The move prompted the North Korean authorities to inspect people’s use of mobile phones, television and radio to try to stop any communication with the outside world.
North Korea is a tightly controlled society and its people are officially forbidden from listening to news from the outside.
The dials on radios and televisions are fixed so that only state broadcasts can be heard, though many North Koreans are believed to be secretly watching or listening to South Korean television and radio broadcasts.
The development comes as North Korea is trying to keep outside influences from seeping into the isolated country out of fear that they could pose a threat to leader Kim Jong-il’s plan to hand over power to his heir apparent son Kim Jong-un.
The 69-year-old leader named Jong-un vice chairman of the Central Military Commission of the North’s ruling Workers’ Party and a four-star general last year in the clearest sign yet to make his son the next leader.
The succession, if made, would mark communism’s second hereditary power transfer. The elder Kim inherited power from his father, the country’s founder Kim Il-sung, who died in 1994.
The North’s latest move to block foreign influences demonstrated its concern about any possible popular uprising similar to the ones in North Africa and the Middle East that ousted longtime autocratic leaders earlier this year.

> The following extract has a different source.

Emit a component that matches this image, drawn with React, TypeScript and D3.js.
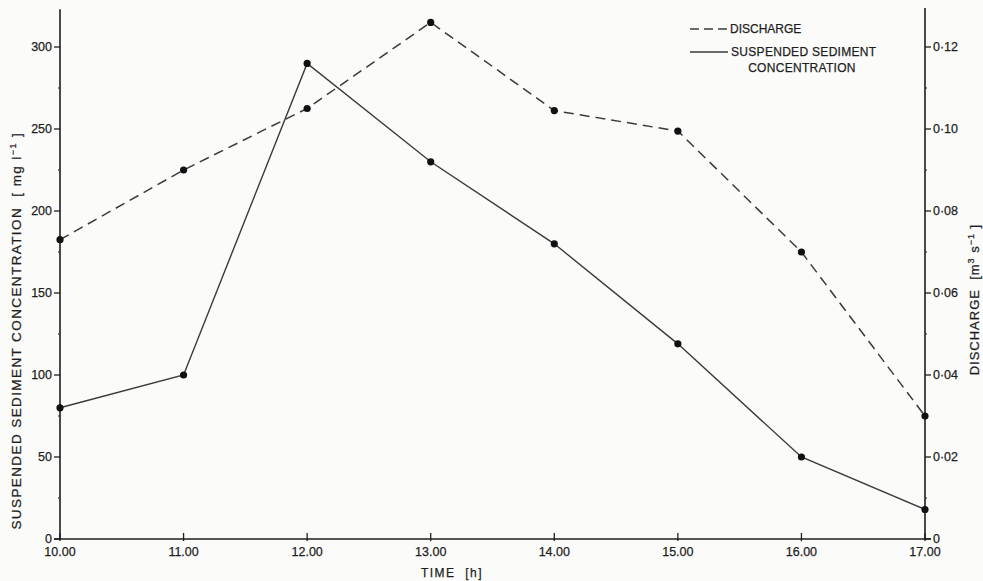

In February, the North’s leader-in-waiting Kim Jong-un reportedly ordered the punishment of any violators of the law.
North Korea has conducted probes into family members of defectors and missing people near the border areas and sent them to remote places. The crackdowns on defectors have also caused jitters among security and other officials.
In June, a security official reportedly committed suicide in Hyesan after being accused of aiding defectors and of smuggling.